Secondo i ricercatori “approcci basati su questo principio potranno essere applicati in futuro per determinare il grado di infettività di una persona, anche nel corso del tempo”
Durante la pandemia abbiamo appreso molte cose sul Coronavirus: non tutti hanno i medesimi sintomi, non tutti finiscono in ospedale e non tutti hanno la medesima carica infettiva. Per intenderci un asintomatico con una carica virale assai elevata è pericolosissimo ai fini della diffusione del virus, perché girerà come se nulla fosse e avrà modo di infettare molte pesone. Quanto è infettivo un malato di Covid-19?
Una tecnica italiana permette di misurarlo, come si legge sulla rivista Communications Biology. L’articolo è firmato da un team dell’Istituto di biomembrane, bioenergetica e biotecnologie molecolari del Consiglio nazionale delle ricerche (Cnr-Ibiom) di Bari, dell’università degli Studi di Bari ’Aldo Moro’, dell’università Statale di Milano, dell’Istituto zooprofilattico sperimentale di Puglia e Basilicata e del Laboratorio Covid dell’ospedale ’Di Venere’ di Bari, con il supporto della piattaforma genomica e bioinformatica messa a disposizione dal nodo italiano dell’Infrastruttura di ricerca europea Elixir per le scienze della vita.
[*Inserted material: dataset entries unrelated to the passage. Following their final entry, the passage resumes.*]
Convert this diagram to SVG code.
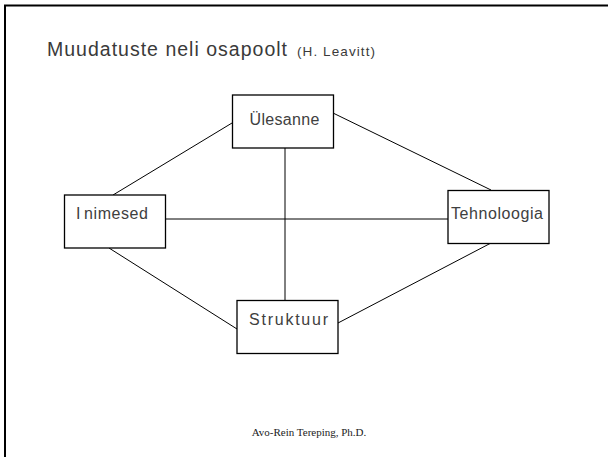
<svg xmlns="http://www.w3.org/2000/svg" width="608" height="457" viewBox="0 0 608 457">
  <style>
    .frame { stroke: #000; stroke-width: 2; fill: none; }
    .box { fill: #fff; stroke: #000; stroke-width: 1.3; }
    .link { stroke: #000; stroke-width: 1; fill: none; }
    .label { font-family: "Liberation Sans", Arial, sans-serif; font-size: 16px; fill: #404040; }
    .title { font-family: "Liberation Sans", Arial, sans-serif; fill: #3a3a3a; }
    .footer { font-family: "Liberation Serif", "Times New Roman", serif; font-size: 11px; fill: #222; }
  </style>
  <rect width="608" height="457" fill="#fff"/>
  <!-- slide frame (top and left edges) -->
  <line class="frame" x1="4" y1="5.5" x2="608" y2="5.5"/>
  <line class="frame" x1="5" y1="5" x2="5" y2="457"/>

  <!-- heading -->
  <text class="title" x="47" y="56" font-size="19.5" textLength="240" lengthAdjust="spacing">Muudatuste neli osapoolt</text>
  <text class="title" x="297" y="56" font-size="13.5" textLength="78" lengthAdjust="spacing">(H. Leavitt)</text>

  <!-- connectors -->
  <g id="connectors">
    <line class="link" x1="232" y1="123" x2="113" y2="195"/>
    <line class="link" x1="333" y1="113" x2="491" y2="190"/>
    <line class="link" x1="285" y1="148" x2="285" y2="300"/>
    <line class="link" x1="165" y1="219" x2="448" y2="219"/>
    <line class="link" x1="109" y1="248" x2="237" y2="329"/>
    <line class="link" x1="491" y1="243" x2="338" y2="323"/>
  </g>

  <!-- nodes -->
  <g id="node-ulesanne">
    <rect class="box" x="232.5" y="95" width="101" height="53"/>
    <text class="label" x="249.5" y="124.5" textLength="70" lengthAdjust="spacing">Ülesanne</text>
  </g>
  <g id="node-inimesed">
    <rect class="box" x="64.5" y="195" width="101" height="53"/>
    <text class="label" x="76" y="219" textLength="72" lengthAdjust="spacing">I<tspan dx="3">nimesed</tspan></text>
  </g>
  <g id="node-tehnoloogia">
    <rect class="box" x="448" y="190.5" width="101" height="53"/>
    <text class="label" x="451" y="218.5" textLength="92" lengthAdjust="spacing">Tehnoloogia</text>
  </g>
  <g id="node-struktuur">
    <rect class="box" x="237" y="300.5" width="101" height="53"/>
    <text class="label" x="249" y="325" textLength="79" lengthAdjust="spacing">Struktuur</text>
  </g>

  <!-- footer -->
  <text class="footer" x="309" y="436" text-anchor="middle">Avo-Rein Tereping, Ph.D.</text>
</svg>
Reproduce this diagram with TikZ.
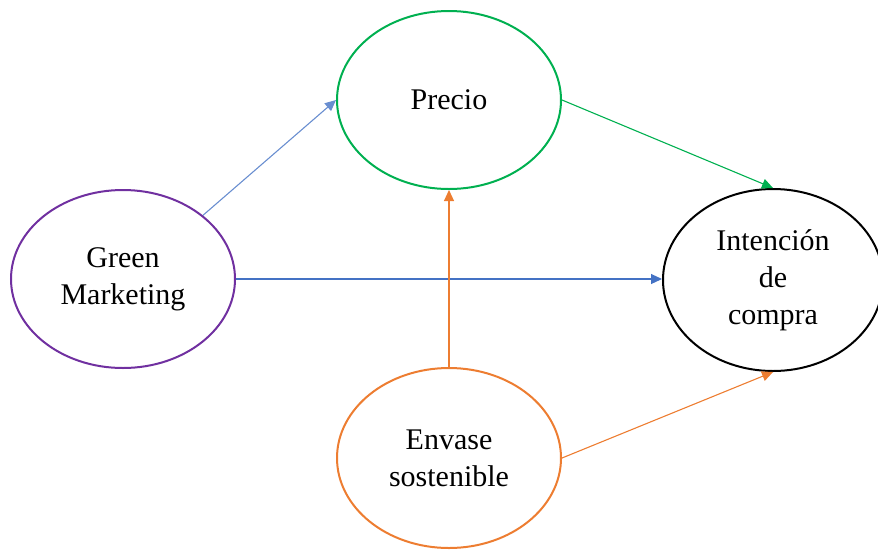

Quanto è infettivo un malato di Covid-19?
Gli autori hanno analizzato 166 persone affette da Covid con differente grado di carica virale, mettendo a punto “una metodologia per determinare il numero assoluto di molecole di Rna virale contenute nei tamponi molecolari utilizzati per individuare la positività al virus”, spiega una nota. “A seguito dell’infezione da Sars-Cov-2”, infatti, “il virus produce due tipi di molecole di Rna: un filamento di Rna di circa 30mila nucleotidi, corrispondente al genoma completo del virus; una serie di molecole di Rna discontinue, dette anche trascritti subgenomici, che codificano per le proteine necessarie ad assemblare nuovi virioni e sono necessarie per la replicazione del virus. Queste molecole costituiscono dunque un indice dell’attività di replicazione virale e, indirettamente, del grado di infettività” di un positivo al coronavirus pandemico.
“La nuova metodologia sviluppata, basata sull’utilizzo della tecnica ’droplet digital Pcr’ (ddPcr) – spiega Graziano Pesole del Cnr-Ibiom – consente di conteggiare separatamente il numero di molecole di Rna genomiche e subgenomiche”, mentre “i test molecolari standard attualmente utilizzati, basati sulla ’real time Pcr’, non sono in grado di discriminare tra i due tipi di Rna virali”, dei quali sono uno è appunto indicativo di quanto sia infettivo un malato Covid. “Dal momento che le molecole subgenomiche sono marcatori di un processo infettivo in corso, nel quale si ha proliferazione di nuove particelle virali”, secondo i ricercatori “approcci basati su questo principio potranno essere applicati in futuro per determinare il grado di infettività di una persona, anche nel corso del tempo”.